La giuria era composta da nove commissari;

  • tre giornalisti: il sottoscritto con funzioni da presidente della commissione, Francesco D’Agostino (Direttore Responsabile di Cucina e Vini), ed Andrea Petrini (Percorsi di Vino Wine Blog);
  • tre stimati enologi NON impegnati in attività professionali nell’ambito della Atina DOC:
    Chiara Fabietti, Maurizio De Simone, Vincenzo Mercurio;
  • tre sommelier provenienti dalle tre maggiori associazioni AIS, FIS, FISAR, rispettivamente:
    Emanuela Di Palma, Antonio Abbate e Mauro Leone;.
 Premio Ducale - La Commissione

Premio Ducale – La Commissione

Ogni componente della giuria ha assegnato individualmente punteggi in centesimi ad ogni vino; la media matematica, senza intermediazioni, ha determinato il vincitore per ogni categoria:

nella categoria dei Bianco di Atina

Antiche Tenute Palombo – Bianco delle Chiaie 2017

nella categoria dei Rosato
Cominium – La Casetta 2017

nella categoria dei Rosso Atina DOC
Cominium – Satur 2017

nella categoria dei Rosso Atina DOC Riserva
Cominium – Atina Doc Riserva 2017

Cabernet Atina DOC - Premio Ducale - I Premi

Cabernet Atina DOC – Premio Ducale – I Premi

Come si vede, l’Azienda Cominium, guidata da Armando Pinto, che opera da circa 20 anni nella denominazione, ha fatto incetta di premi: in qualche modo l’anzianità e la posizione consolidata nel comparto produttivo da i giusti frutti. L’unico premio che gli è sfuggito è andato ad “Antiche Tenute Palombo”; questa azienda è nata proprio su ciò che Giovanni lasciò nel 2006: la cantina in embrione ed alcuni vigneti; ma chi la conduce, Natalia Baglione, e chi dirige le operazioni tecniche, l’enologo Roberto Mazer, rappresentano la continuità dell’azienda fondata nel 1995.

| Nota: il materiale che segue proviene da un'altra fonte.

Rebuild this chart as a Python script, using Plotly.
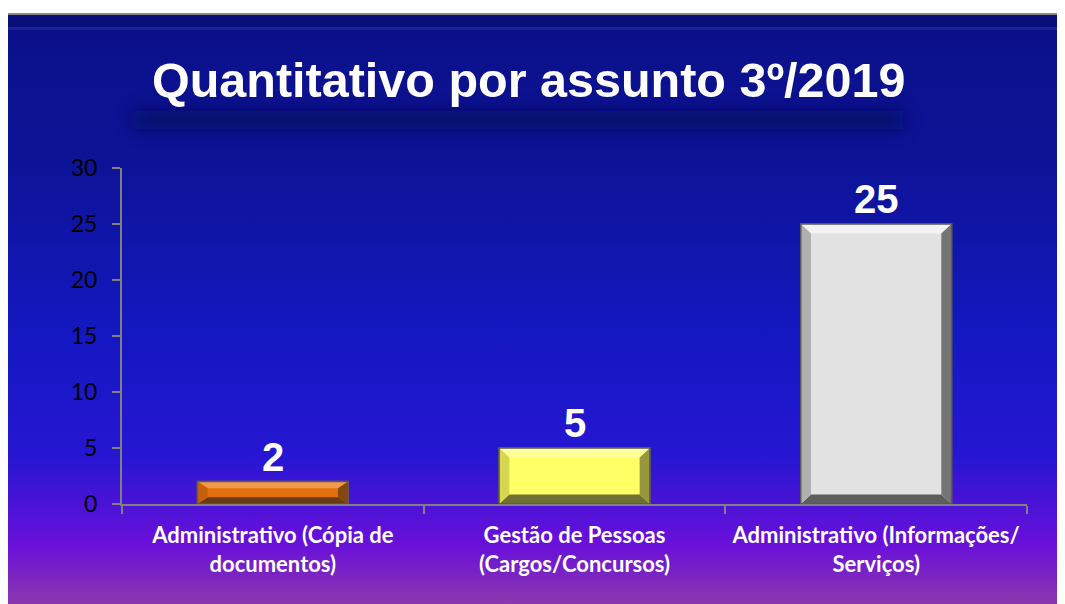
import base64
import plotly.graph_objects as go

categories = ["Administrativo (Cópia de<br>documentos)",
              "Gestão de Pessoas<br>(Cargos/Concursos)",
              "Administrativo (Informações/<br>Serviços)"]
values = [2, 5, 25]
face_colors = ["#e2700c", "#ffff66", "#e2e2e2"]
top_colors = ["#f29a48", "#ffff9a", "#f2f2f2"]
bottom_colors = ["#6a3a12", "#707034", "#5e5e5e"]
left_colors = ["#c8600a", "#d6d650", "#b0b0b0"]
right_colors = ["#86460e", "#96963e", "#747474"]
y_ticks = [0, 5, 10, 15, 20, 25, 30]
title_text = "Quantitativo por assunto 3º/2019"

# page has an 8px body margin; figure coords = page coords - 8
OFF = 8
W, H = 1065 - OFF, 604 - OFF
L, R, T, B = 122 - OFF, W - (1027 - OFF), 168 - OFF, H - (504 - OFF)
pw, ph = W - L - R, H - T - B

def px_x(x):  # page px -> paper
    return (x - OFF - L) / pw

def px_y(y):
    return (H - B - (y - OFF)) / ph

# background frame (gradient) as SVG, in page coords
fx0, fy0, fx1, fy1 = 8, 13, 1065, 604
fw, fh = fx1 - fx0, fy1 - fy0
svg = f'''<svg xmlns="http://www.w3.org/2000/svg" width="{fw}" height="{fh}" viewBox="0 0 {fw} {fh}" preserveAspectRatio="none">
<defs>
<linearGradient id="g" x1="0" y1="0" x2="0" y2="1">
<stop offset="0" stop-color="#0b1088"/>
<stop offset="0.25" stop-color="#0d1396"/>
<stop offset="0.55" stop-color="#1418c2"/>
<stop offset="0.75" stop-color="#2616d2"/>
<stop offset="0.9" stop-color="#6a10da"/>
<stop offset="1" stop-color="#8a38ac"/>
</linearGradient>
<filter id="b" x="-20%" y="-300%" width="140%" height="700%"><feGaussianBlur stdDeviation="9"/></filter>
</defs>
<rect x="0" y="0" width="{fw}" height="{fh}" fill="url(#g)"/>
<rect x="0" y="0" width="{fw}" height="14" fill="#0a0e78"/>
<rect x="0" y="14" width="{fw}" height="3" fill="#2a34b0" opacity="0.5"/>
<rect x="{fw - 6}" y="14" width="6" height="{fh - 14}" fill="#000040" opacity="0.15"/>
<rect x="125" y="98" width="770" height="18" fill="#060a58" opacity="0.8" filter="url(#b)"/>
<rect x="0" y="0" width="{fw}" height="2" fill="#8a8a8a"/>
</svg>'''
svg_uri = "data:image/svg+xml;base64," + base64.b64encode(svg.encode()).decode()

fig = go.Figure()
bar_w = 0.5
fig.add_trace(go.Bar(
    x=categories, y=values, width=bar_w,
    marker=dict(color=face_colors, line=dict(color="#5a5a5a", width=1.5)),
    hoverinfo="skip", showlegend=False,
))

shapes = []
for i, v in enumerate(values):
    x0, x1 = i - bar_w / 2, i + bar_w / 2
    bx = 0.034
    by = min(0.85, v * 0.3)
    polys = [
        (top_colors[i], [(x0, v), (x1, v), (x1 - bx, v - by), (x0 + bx, v - by)]),
        (bottom_colors[i], [(x0, 0), (x1, 0), (x1 - bx, by), (x0 + bx, by)]),
        (left_colors[i], [(x0, 0), (x0, v), (x0 + bx, v - by), (x0 + bx, by)]),
        (right_colors[i], [(x1, 0), (x1, v), (x1 - bx, v - by), (x1 - bx, by)]),
    ]
    for col, pts in polys:
        path = "M " + " L ".join(f"{a},{b}" for a, b in pts) + " Z"
        shapes.append(dict(type="path", path=path, xref="x", yref="y",
                           fillcolor=col, line=dict(width=0), layer="above"))
    shapes.append(dict(type="rect", x0=x0, x1=x1, y0=0, y1=v, xref="x", yref="y",
                       fillcolor="rgba(0,0,0,0)", line=dict(color="#5a5a5a", width=1.5),
                       layer="above"))

annotations = []
for c, v in zip(categories, values):
    annotations.append(dict(x=c, y=v, xref="x", yref="y", text=f"<b>{v}</b>",
                            showarrow=False, yanchor="bottom", yshift=1,
                            font=dict(family="Liberation Sans, Arial", size=40, color="white")))
annotations.append(dict(x=px_x(528), y=px_y(80), xref="paper", yref="paper",
                        text=f"<b>{title_text}</b>", showarrow=False,
                        xanchor="center", yanchor="middle",
                        font=dict(family="Liberation Sans, Arial", size=48.5, color="white")))

fig.update_layout(
    width=W, height=H,
    margin=dict(l=L, r=R, t=T, b=B, pad=0),
    paper_bgcolor="white", plot_bgcolor="rgba(0,0,0,0)",
    images=[dict(source=svg_uri, xref="paper", yref="paper",
                 x=px_x(fx0), y=px_y(fy0), sizex=px_x(fx1) - px_x(fx0),
                 sizey=px_y(fy0) - px_y(fy1), xanchor="left", yanchor="top",
                 sizing="stretch", layer="below")],
    shapes=shapes, annotations=annotations,
    bargap=0.5,
    xaxis=dict(type="category", showline=True, linecolor="#808080", linewidth=2,
               ticks="outside", tickson="boundaries", ticklen=8, tickcolor="#808080",
               tickwidth=2, showgrid=False, zeroline=False, ticklabelstandoff=11,
               tickfont=dict(family="Lato", size=22, color="white", weight="bold"),
               range=[-0.5, 2.5]),
    yaxis=dict(range=[0, 30], tickvals=y_ticks, showline=True, linecolor="#808080",
               linewidth=2, ticks="outside", ticklen=8, tickcolor="#808080", tickwidth=2,
               showgrid=False, zeroline=False, ticklabelstandoff=10,
               tickfont=dict(family="Lato", size=23, color="black")),
)

fig.write_html("out.html")
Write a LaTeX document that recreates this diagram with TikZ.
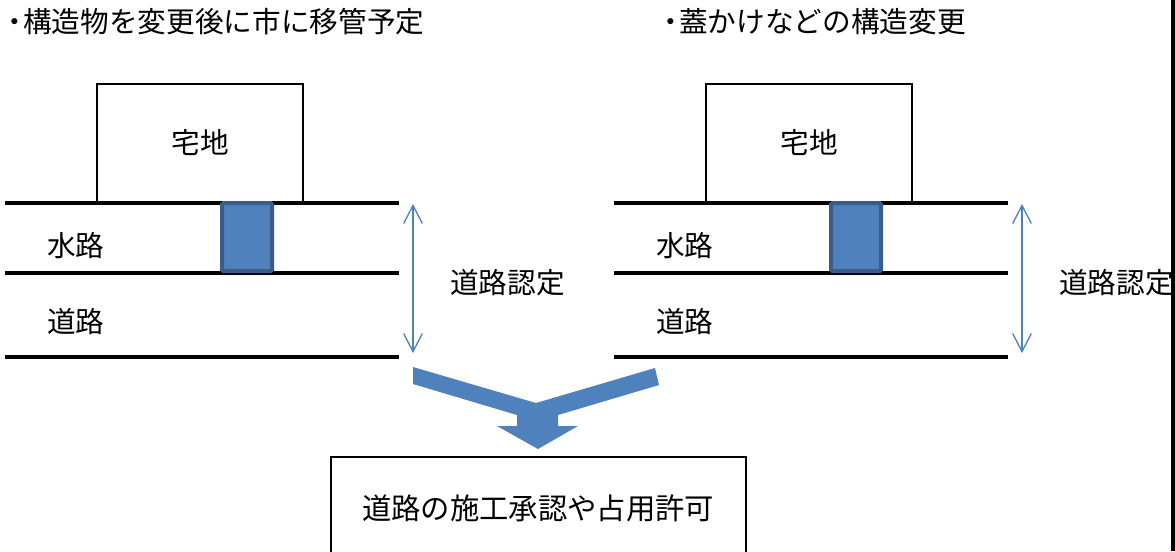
\documentclass[tikz,border=0pt]{standalone}
\usepackage{fontspec}
\setmainfont{Noto Sans CJK JP}
\usetikzlibrary{arrows.meta}
\definecolor{fillblue}{HTML}{4F81BD}
\definecolor{edgeblue}{HTML}{385D8A}
\tikzset{
  lbl/.style={inner sep=0pt, font=\fontsize{21.5pt}{25pt}\selectfont},
  ttl/.style={lbl, anchor=west},
  landbox/.style={draw=black, line width=1.4pt, fill=white},
  road/.style={draw=black, line width=2.4pt},
  pipe/.style={draw=edgeblue, fill=fillblue, line width=3pt, rounded corners=1pt},
  dim/.style={draw=fillblue, line width=1pt, {Straight Barb[length=13.5pt,width=14pt]}-{Straight Barb[length=13.5pt,width=14pt]}},
  bigarrow/.style={fill=fillblue, draw=none},
  resultbox/.style={draw=black, line width=1.4pt, fill=white}
}
\begin{document}
\begin{tikzpicture}[x=0.75pt, y=-0.75pt]
\clip (0,0) rectangle (1175,551);
\fill[white] (0,0) rectangle (1175,551);

% titles
\node[ttl] (t1) at (0,22) {・\kern-0.2em構造物を変更後に市に移管予定};
\node[ttl] (t2) at (656,22) {・\kern-0.2em蓋かけなどの構造変更};

% panels
\foreach \dx/\nm in {0/L, 609/R} {
  \begin{scope}[xshift=\dx*0.75pt]
    \draw[landbox] (97,84) rectangle (303,203);
    \node[lbl] (land\nm) at (200,143) {宅地};
    \coordinate (a\nm) at (5,203);  \coordinate (b\nm) at (399,203);
    \coordinate (c\nm) at (5,273);  \coordinate (d\nm) at (399,273);
    \coordinate (e\nm) at (5,357);  \coordinate (f\nm) at (399,357);
    \draw[road] (a\nm) -- (b\nm);
    \draw[road] (c\nm) -- (d\nm);
    \draw[road] (e\nm) -- (f\nm);
    \draw[pipe] (222,203) rectangle (272,271);
    \node[lbl, anchor=west] (water\nm) at (47,246) {水路};
    \node[lbl, anchor=west] (roadt\nm) at (47,322) {道路};
    \coordinate (up\nm) at (413,204);
    \coordinate (dn\nm) at (413,353);
    \draw[dim] (up\nm) -- (dn\nm);
    \node[lbl, anchor=west] (cert\nm) at (450,283) {道路認定};
  \end{scope}
}

% merge arrow
\fill[bigarrow] (413,367) -- (536,403) -- (655,368) -- (659,385) -- (558,415) -- (558,426) -- (578,426) -- (538,449) -- (497,426) -- (517,426) -- (517,415) -- (413,384) -- cycle;

% result box
\draw[resultbox] (331,457) rectangle (746,570);
\node[lbl, font=\fontsize{22pt}{26pt}\selectfont] (result) at (538,508) {道路の施工承認や占用許可};

% right edge bar
\fill[black] (1171,0) rectangle (1176,551);
\end{tikzpicture}
\end{document}
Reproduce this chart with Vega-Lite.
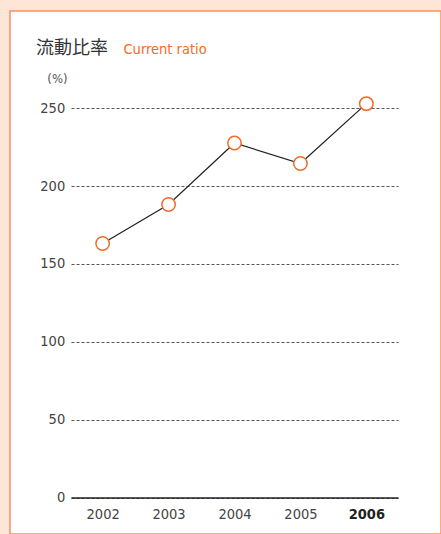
{
  "$schema": "https://vega.github.io/schema/vega-lite/v6.json",
  "autosize": "none",
  "padding": {"left": 10, "top": 11, "right": 0, "bottom": 0},
  "width": 431,
  "height": 523,
  "background": "#fde6d7",
  "config": {
    "view": {"fill": "#ffffff", "stroke": "#f7935a", "strokeWidth": 1.5},
    "font": "'DejaVu Sans Condensed', Roboto, sans-serif"
  },
  "title": {
    "text": "流動比率",
    "anchor": "start",
    "frame": "group",
    "orient": "top",
    "offset": -61,
    "dx": 26,
    "baseline": "alphabetic",
    "font": "Noto Sans CJK JP",
    "fontSize": 18,
    "fontWeight": "normal",
    "color": "#333333"
  },
  "data": {
    "values": [
      {"year": "2002", "ratio": 163.2},
      {"year": "2003", "ratio": 188.2},
      {"year": "2004", "ratio": 227.7},
      {"year": "2005", "ratio": 214.5},
      {"year": "2006", "ratio": 253.0}
    ]
  },
  "encoding": {
    "x": {
      "field": "year",
      "type": "ordinal",
      "scale": {"type": "point", "range": [61, 388], "padding": 0.48},
      "axis": {
        "offset": -36.5,
        "domainColor": "#222222",
        "domainWidth": 1.3,
        "ticks": false,
        "tickSize": 0,
        "grid": false,
        "labelAngle": 0,
        "labelPadding": 10,
        "labelFont": "'DejaVu Sans Condensed', Roboto, sans-serif",
        "labelFontSize": 14.5,
        "labelColor": {"condition": {"test": "datum.value === '2006'", "value": "#222222"}, "value": "#444444"},
        "labelFontWeight": {"condition": {"test": "datum.value === '2006'", "value": "bold"}, "value": "normal"},
        "title": "Current ratio",
        "titleFont": "'DejaVu Sans Condensed', Roboto, sans-serif",
        "titleFontSize": 14.5,
        "titleFontWeight": "normal",
        "titleColor": "#f26b2b",
        "titleAlign": "left",
        "titleBaseline": "alphabetic",
        "titleAnchor": null,
        "titleX": 113,
        "titleY": -444
      }
    },
    "y": {
      "field": "ratio",
      "type": "quantitative",
      "scale": {"domain": [0, 250], "range": [486.5, 97.3], "nice": false, "zero": true},
      "axis": {
        "offset": -60.7,
        "values": [0, 50, 100, 150, 200, 250],
        "domain": false,
        "ticks": false,
        "tickSize": 0,
        "labelPadding": 6,
        "labelFont": "'DejaVu Sans Condensed', Roboto, sans-serif",
        "labelFontSize": 14.5,
        "labelColor": "#444444",
        "grid": true,
        "gridDash": [3, 2],
        "gridColor": "#555555",
        "gridWidth": 1,
        "title": "(%)",
        "titleFont": "'DejaVu Sans Condensed', Roboto, sans-serif",
        "titleFontSize": 13,
        "titleFontWeight": "normal",
        "titleColor": "#555555",
        "titleAngle": 0,
        "titleAlign": "center",
        "titleBaseline": "middle",
        "titleAnchor": null,
        "titleX": -13.7,
        "titleY": 67
      }
    }
  },
  "layer": [
    {"mark": {"type": "line", "color": "#222222", "strokeWidth": 1.2}},
    {"mark": {"type": "point", "shape": "circle", "filled": true, "fill": "#ffffff", "stroke": "#f26b2b", "strokeWidth": 1.5, "size": 180, "opacity": 1}}
  ]
}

Molto buono il giudizio sulle altre aziende partecipanti, spesso guidate da ragazzi giovani, anche se alle loro spalle ci sono dei genitori molto presenti; con il loro entusiasmo e con la loro elasticità, riusciranno sicuramente ad indirizzare al meglio la vita sociale del consorzio. La materia prima c’è, una storia centenaria pure; basta qualche cura in più sia in vigna che in cantina.

Auguri a tutti e Buon Lavoro!

Un commento

  1. Complimenti per l’ inizistivs, come Slowine Lazio seguiamo la zona e Cominiim e’ una presenza costante in guida.